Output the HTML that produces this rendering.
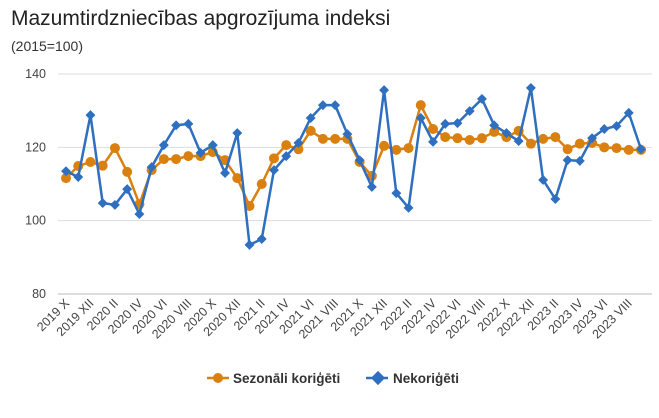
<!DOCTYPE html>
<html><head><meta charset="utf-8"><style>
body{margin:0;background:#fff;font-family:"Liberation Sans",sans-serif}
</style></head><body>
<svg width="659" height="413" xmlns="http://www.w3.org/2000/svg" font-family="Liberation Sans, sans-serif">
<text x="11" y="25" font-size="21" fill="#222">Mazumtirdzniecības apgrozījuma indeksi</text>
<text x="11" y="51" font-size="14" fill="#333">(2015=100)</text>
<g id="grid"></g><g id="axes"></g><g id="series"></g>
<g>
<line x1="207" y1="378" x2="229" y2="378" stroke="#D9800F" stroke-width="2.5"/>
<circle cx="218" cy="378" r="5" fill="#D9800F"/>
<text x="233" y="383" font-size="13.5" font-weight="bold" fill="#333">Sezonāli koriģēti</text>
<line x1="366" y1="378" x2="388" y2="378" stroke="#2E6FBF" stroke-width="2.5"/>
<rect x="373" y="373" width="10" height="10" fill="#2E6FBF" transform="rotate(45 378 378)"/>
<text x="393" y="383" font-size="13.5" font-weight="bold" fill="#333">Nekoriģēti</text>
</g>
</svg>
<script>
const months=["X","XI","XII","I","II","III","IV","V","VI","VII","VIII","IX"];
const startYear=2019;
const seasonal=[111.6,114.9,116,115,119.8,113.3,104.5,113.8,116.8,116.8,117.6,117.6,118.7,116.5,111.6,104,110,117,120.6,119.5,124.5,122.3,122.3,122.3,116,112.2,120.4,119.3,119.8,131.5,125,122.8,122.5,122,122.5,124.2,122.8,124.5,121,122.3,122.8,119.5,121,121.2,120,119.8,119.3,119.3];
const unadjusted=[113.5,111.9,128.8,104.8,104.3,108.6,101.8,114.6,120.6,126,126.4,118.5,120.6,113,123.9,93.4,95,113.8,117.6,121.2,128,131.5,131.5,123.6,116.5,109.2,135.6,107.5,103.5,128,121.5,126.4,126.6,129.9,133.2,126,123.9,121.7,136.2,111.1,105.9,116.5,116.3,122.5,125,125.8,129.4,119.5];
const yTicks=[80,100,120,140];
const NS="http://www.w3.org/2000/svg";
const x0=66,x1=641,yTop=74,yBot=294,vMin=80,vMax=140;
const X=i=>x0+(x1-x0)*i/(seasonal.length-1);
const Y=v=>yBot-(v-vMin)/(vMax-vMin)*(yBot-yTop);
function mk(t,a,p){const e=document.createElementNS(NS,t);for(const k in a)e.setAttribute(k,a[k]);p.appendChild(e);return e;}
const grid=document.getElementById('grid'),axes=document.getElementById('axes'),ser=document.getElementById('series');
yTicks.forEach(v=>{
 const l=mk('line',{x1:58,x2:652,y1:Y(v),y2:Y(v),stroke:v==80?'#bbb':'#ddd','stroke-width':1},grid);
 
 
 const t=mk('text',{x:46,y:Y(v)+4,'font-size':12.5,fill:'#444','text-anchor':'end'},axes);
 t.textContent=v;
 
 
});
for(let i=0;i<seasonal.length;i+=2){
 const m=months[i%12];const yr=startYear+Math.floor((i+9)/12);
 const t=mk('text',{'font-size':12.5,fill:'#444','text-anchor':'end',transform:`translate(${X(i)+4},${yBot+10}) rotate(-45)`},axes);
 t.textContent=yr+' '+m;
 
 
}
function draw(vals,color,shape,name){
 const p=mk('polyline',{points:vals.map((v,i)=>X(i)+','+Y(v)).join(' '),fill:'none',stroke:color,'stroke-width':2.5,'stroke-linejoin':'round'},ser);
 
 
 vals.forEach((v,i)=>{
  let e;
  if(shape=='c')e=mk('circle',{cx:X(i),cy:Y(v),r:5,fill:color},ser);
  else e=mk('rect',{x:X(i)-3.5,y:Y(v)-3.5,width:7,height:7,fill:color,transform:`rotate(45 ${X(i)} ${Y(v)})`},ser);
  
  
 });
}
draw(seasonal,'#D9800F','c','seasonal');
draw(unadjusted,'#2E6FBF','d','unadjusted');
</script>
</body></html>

=-=-=

TASK BRIEF
Return the material word for word. Pictures are not part of the copy.

SOLUTION TO THIS EXERCISE
Output the HTML that produces this rendering.
<!DOCTYPE html>
<html><head><meta charset="utf-8"><style>
body{margin:0;background:#fff;font-family:"Liberation Sans",sans-serif}
</style></head><body>
<svg width="659" height="413" xmlns="http://www.w3.org/2000/svg" font-family="Liberation Sans, sans-serif">
<text x="11" y="25" font-size="21" fill="#222">Mazumtirdzniecības apgrozījuma indeksi</text>
<text x="11" y="51" font-size="14" fill="#333">(2015=100)</text>
<g id="grid"></g><g id="axes"></g><g id="series"></g>
<g>
<line x1="207" y1="378" x2="229" y2="378" stroke="#D9800F" stroke-width="2.5"/>
<circle cx="218" cy="378" r="5" fill="#D9800F"/>
<text x="233" y="383" font-size="13.5" font-weight="bold" fill="#333">Sezonāli koriģēti</text>
<line x1="366" y1="378" x2="388" y2="378" stroke="#2E6FBF" stroke-width="2.5"/>
<rect x="373" y="373" width="10" height="10" fill="#2E6FBF" transform="rotate(45 378 378)"/>
<text x="393" y="383" font-size="13.5" font-weight="bold" fill="#333">Nekoriģēti</text>
</g>
</svg>
<script>
const months=["X","XI","XII","I","II","III","IV","V","VI","VII","VIII","IX"];
const startYear=2019;
const seasonal=[111.6,114.9,116,115,119.8,113.3,104.5,113.8,116.8,116.8,117.6,117.6,118.7,116.5,111.6,104,110,117,120.6,119.5,124.5,122.3,122.3,122.3,116,112.2,120.4,119.3,119.8,131.5,125,122.8,122.5,122,122.5,124.2,122.8,124.5,121,122.3,122.8,119.5,121,121.2,120,119.8,119.3,119.3];
const unadjusted=[113.5,111.9,128.8,104.8,104.3,108.6,101.8,114.6,120.6,126,126.4,118.5,120.6,113,123.9,93.4,95,113.8,117.6,121.2,128,131.5,131.5,123.6,116.5,109.2,135.6,107.5,103.5,128,121.5,126.4,126.6,129.9,133.2,126,123.9,121.7,136.2,111.1,105.9,116.5,116.3,122.5,125,125.8,129.4,119.5];
const yTicks=[80,100,120,140];
const NS="http://www.w3.org/2000/svg";
const x0=66,x1=641,yTop=74,yBot=294,vMin=80,vMax=140;
const X=i=>x0+(x1-x0)*i/(seasonal.length-1);
const Y=v=>yBot-(v-vMin)/(vMax-vMin)*(yBot-yTop);
function mk(t,a,p){const e=document.createElementNS(NS,t);for(const k in a)e.setAttribute(k,a[k]);p.appendChild(e);return e;}
const grid=document.getElementById('grid'),axes=document.getElementById('axes'),ser=document.getElementById('series');
yTicks.forEach(v=>{
 const l=mk('line',{x1:58,x2:652,y1:Y(v),y2:Y(v),stroke:v==80?'#bbb':'#ddd','stroke-width':1},grid);
 
 
 const t=mk('text',{x:46,y:Y(v)+4,'font-size':12.5,fill:'#444','text-anchor':'end'},axes);
 t.textContent=v;
 
 
});
for(let i=0;i<seasonal.length;i+=2){
 const m=months[i%12];const yr=startYear+Math.floor((i+9)/12);
 const t=mk('text',{'font-size':12.5,fill:'#444','text-anchor':'end',transform:`translate(${X(i)+4},${yBot+10}) rotate(-45)`},axes);
 t.textContent=yr+' '+m;
 
 
}
function draw(vals,color,shape,name){
 const p=mk('polyline',{points:vals.map((v,i)=>X(i)+','+Y(v)).join(' '),fill:'none',stroke:color,'stroke-width':2.5,'stroke-linejoin':'round'},ser);
 
 
 vals.forEach((v,i)=>{
  let e;
  if(shape=='c')e=mk('circle',{cx:X(i),cy:Y(v),r:5,fill:color},ser);
  else e=mk('rect',{x:X(i)-3.5,y:Y(v)-3.5,width:7,height:7,fill:color,transform:`rotate(45 ${X(i)} ${Y(v)})`},ser);
  
  
 });
}
draw(seasonal,'#D9800F','c','seasonal');
draw(unadjusted,'#2E6FBF','d','unadjusted');
</script>
</body></html>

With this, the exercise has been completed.